Tapınaktan sonra aynı yoldan yürüyerek döndüm. Acıkmıştım, öğle yemeği olarak Togetsukyo köprüsü yakınlarındaki seyyar satıcılardan takoyaki aldım. Takoyaki, doğranmış ahtapotun hamurla karıştırılıp top şekline getirilmesi ve bu şekilde pişirilmesi ile yapılan bir yiyecek. Karnımı doyurduktan sonra köprüden karşı kıyıya geçerek Hogonin Tapınağını ve Bahçesini görmek üzere yola koyuldum.
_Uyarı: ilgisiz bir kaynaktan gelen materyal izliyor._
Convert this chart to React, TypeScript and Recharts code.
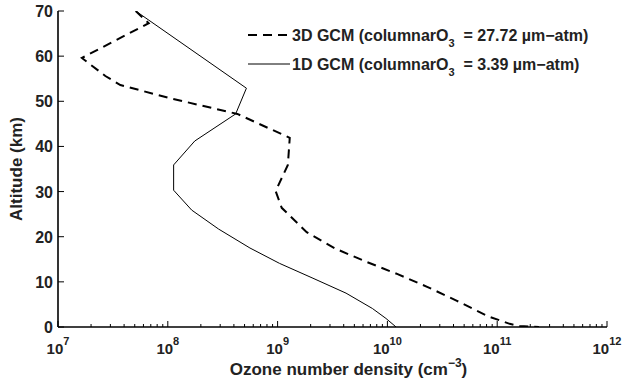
import React from 'react';
import { ScatterChart, Scatter, XAxis, YAxis, Legend } from 'recharts';

// altitude (km) / ozone number density (cm^-3)
const alt3d = [70, 67.3, 59.6, 55.6, 53.6, 50.7, 47.2, 41.9, 35.9, 30.1, 26.4, 21.0, 17.3, 14.4, 11.7, 8.9, 5.8, 2.4, 0.7, 0.2, 0];
const density3d = [5.1e7, 6.7e7, 1.65e7, 2.7e7, 3.7e7, 1.04e8, 4.3e8, 1.29e9, 1.24e9, 9.6e8, 1.09e9, 1.84e9, 3.4e9, 6.5e9, 1.24e10, 2.3e10, 4.3e10, 8.2e10, 1.3e11, 1.6e11, 2.4e11];

const alt1d = [70, 52.9, 47.2, 41.2, 35.9, 30.3, 25.9, 21.7, 17.5, 14.1, 10.8, 7.5, 4.1, 1.9, 0];
const density1d = [5.1e7, 5.2e8, 4.15e8, 1.76e8, 1.13e8, 1.13e8, 1.65e8, 2.9e8, 5.6e8, 1.04e9, 2.1e9, 4.2e9, 7.3e9, 9.7e9, 1.2e10];

const decadeExponents = [7, 8, 9, 10, 11, 12];
const minorMultipliers = [2, 3, 4, 5, 6, 7, 8, 9];
const altitudeTicks = [0, 10, 20, 30, 40, 50, 60, 70];

const legendItems = [
  { label: '3D GCM (columnarO', sub: '3', rest: '\u00A0\u00A0= 27.72 \u00B5m\u2212atm)', dash: '9 6', width: 2 },
  { label: '1D GCM (columnarO', sub: '3', rest: '\u00A0\u00A0= 3.39 \u00B5m\u2212atm)', dash: undefined, width: 1 },
];

const FONT = '"Liberation Sans", Arial, Helvetica, sans-serif';
const TEXT = '#222';

const data3d = alt3d.map((a, i) => ({ alt: a, density: density3d[i] }));
const data1d = alt1d.map((a, i) => ({ alt: a, density: density1d[i] }));

const decades = decadeExponents.map((e) => Math.pow(10, e));
const xTicks = [
  ...decades,
  ...decadeExponents.slice(0, -1).flatMap((e) => minorMultipliers.map((m) => m * Math.pow(10, e))),
];

const isDecade = (v: number) => decades.some((d) => Math.abs(d - v) < d * 1e-6);

function BottomTick(props: any) {
  const { x, y, payload } = props;
  const major = isDecade(payload.value);
  const exp = Math.round(Math.log10(payload.value));
  return (
    <g>
      <line x1={x} x2={x} y1={y} y2={y - (major ? 6 : 3)} stroke="#000" />
      {major && (
        <text x={x} y={y + 27} textAnchor="middle" fontFamily={FONT} fontWeight="bold" fontSize={15} fill={TEXT}>
          10
          <tspan dy={-9} fontSize={11}>{exp}</tspan>
        </text>
      )}
    </g>
  );
}

function TopTick(props: any) {
  const { x, y, payload } = props;
  const major = isDecade(payload.value);
  return <line x1={x} x2={x} y1={y} y2={y + (major ? 6 : 3)} stroke="#000" />;
}

function LeftTick(props: any) {
  const { x, y, payload } = props;
  return (
    <g>
      <line x1={x} x2={x + 6} y1={y} y2={y} stroke="#000" />
      <text x={x - 5} y={y + 6} textAnchor="end" fontFamily={FONT} fontWeight="bold" fontSize={16} fill={TEXT}>
        {payload.value}
      </text>
    </g>
  );
}

function RightTick(props: any) {
  const { x, y } = props;
  return <line x1={x} x2={x - 6} y1={y} y2={y} stroke="#000" />;
}

function XTitle(props: any) {
  const { x, y, width } = props.viewBox;
  return (
    <text x={x + width / 2 + 16} y={y + 48} textAnchor="middle" fontFamily={FONT} fontWeight="bold" fontSize={17} fill={TEXT}>
      Ozone number density (cm
      <tspan dy={-8} fontSize={12}>{'\u22123'}</tspan>
      <tspan dy={8}>)</tspan>
    </text>
  );
}

function YTitle(props: any) {
  const { y, height } = props.viewBox;
  const cx = 22;
  const cy = y + height / 2;
  return (
    <text x={cx} y={cy} transform={`rotate(-90, ${cx}, ${cy})`} textAnchor="middle" fontFamily={FONT} fontWeight="bold" fontSize={17} fill={TEXT}>
      Altitude (km)
    </text>
  );
}

function LegendBox() {
  return (
    <svg width={370} height={56}>
      {legendItems.map((item, i) => {
        const cy = 15 + i * 29;
        return (
          <g key={item.label + i}>
            <line x1={4} x2={46} y1={cy} y2={cy} stroke="#000" strokeWidth={item.width} strokeDasharray={item.dash} />
            <text x={48} y={cy + 5.5} fontFamily={FONT} fontWeight="bold" fontSize={16} fill={TEXT}>
              {item.label}
              <tspan dy={6} fontSize={11}>{item.sub}</tspan>
              <tspan dy={-6}>{item.rest}</tspan>
            </text>
          </g>
        );
      })}
    </svg>
  );
}

const noDot = () => <g />;

export default function App() {
  return (
    <div style={{ position: 'absolute', left: 0, top: 0, width: 624, height: 384, background: '#fff' }}>
      <ScatterChart width={624} height={384} margin={{ top: 11, right: 17, bottom: 0, left: 0 }}>
        <XAxis
          xAxisId="bottom"
          dataKey="density"
          type="number"
          scale="log"
          domain={[1e7, 1e12]}
          allowDataOverflow
          ticks={xTicks}
          interval={0}
          tick={BottomTick}
          tickLine={false}
          tickSize={0}
          tickMargin={0}
          height={57}
          axisLine={{ stroke: '#000', strokeWidth: 1.6 }}
          label={{ content: XTitle }}
        />
        <XAxis
          xAxisId="top"
          orientation="top"
          dataKey="density"
          type="number"
          scale="log"
          domain={[1e7, 1e12]}
          allowDataOverflow
          ticks={xTicks}
          interval={0}
          tick={TopTick}
          tickLine={false}
          tickSize={0}
          tickMargin={0}
          height={0}
          axisLine={{ stroke: '#000', strokeWidth: 1.6 }}
        />
        <YAxis
          yAxisId="left"
          dataKey="alt"
          type="number"
          domain={[0, 70]}
          allowDataOverflow
          ticks={altitudeTicks}
          interval={0}
          tick={LeftTick}
          tickLine={false}
          tickSize={0}
          tickMargin={0}
          width={58}
          axisLine={{ stroke: '#000', strokeWidth: 1.6 }}
          label={{ content: YTitle }}
        />
        <YAxis
          yAxisId="right"
          orientation="right"
          dataKey="alt"
          type="number"
          domain={[0, 70]}
          allowDataOverflow
          ticks={altitudeTicks}
          interval={0}
          tick={RightTick}
          tickLine={false}
          tickSize={0}
          tickMargin={0}
          width={0}
          axisLine={{ stroke: '#000', strokeWidth: 1.6 }}
        />
        <Legend
          layout="horizontal"
          verticalAlign="middle"
          align="center"
          content={LegendBox}
          wrapperStyle={{ position: 'absolute', left: 244, top: 20, width: 370, height: 56 }}
        />
        <Scatter
          name="3D GCM"
          data={data3d}
          xAxisId="bottom"
          yAxisId="left"
          line={{ stroke: '#000', strokeWidth: 2, strokeDasharray: '9 6' }}
          lineType="joint"
          shape={noDot}
          isAnimationActive={false}
        />
        <Scatter
          name="1D GCM"
          data={data1d}
          xAxisId="bottom"
          yAxisId="left"
          line={{ stroke: '#000', strokeWidth: 1 }}
          lineType="joint"
          shape={noDot}
          isAnimationActive={false}
        />
      </ScatterChart>
    </div>
  );
}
Hogonin Tapınağı önce başka bir yerde yapılmış ve bir savaşta yanmış. Daha sonra şimdiki yerine taşınmış. Tenryuji Tapınak Kompleksinin bir parçası kabul ediliyor. Tapınağın kapısının hemen önünde Arhat heykelleri, onun da yanında bir Zen bahçesi var. Tapınağın bahçesi özellikle sonbaharda güzelliği ile biliniyor ve çok sayıda ziyaretçi çekiyor.
Hogonin’den sonra Tenryuji Tapınağı ve Bahçesi’ne doğru yöneldim. Tenryuji Tapınağı, ülkenin en önemli Zen tapınağı kabul ediliyor. İnşası 1345 yılında tamamlanmış ve ilk başrahip Muso Soseki aynı zamanda bahçe tasarımını da yapmış. Binalar zaman içinde yanmış ve tekrar yapılmış ama bahçenin orijinal formunu koruduğu söyleniyor. Bu bakımdan, en eski Japon bahçelerinden birisi kabul ediliyor. Unesco, Kyoto’daki bazı eski binaları dünya kültür mirası olarak ilan etmiş, bu tapınak da onlardan birisi.
Tenryuji’den çıktığımda akşam olmak üzereydi ve yine tren istasyonuna doğru yöneldim. Yolda alışveriş eden çok sayıda Japon gördüm ve bunlardan bazılarını fotoğrafladım.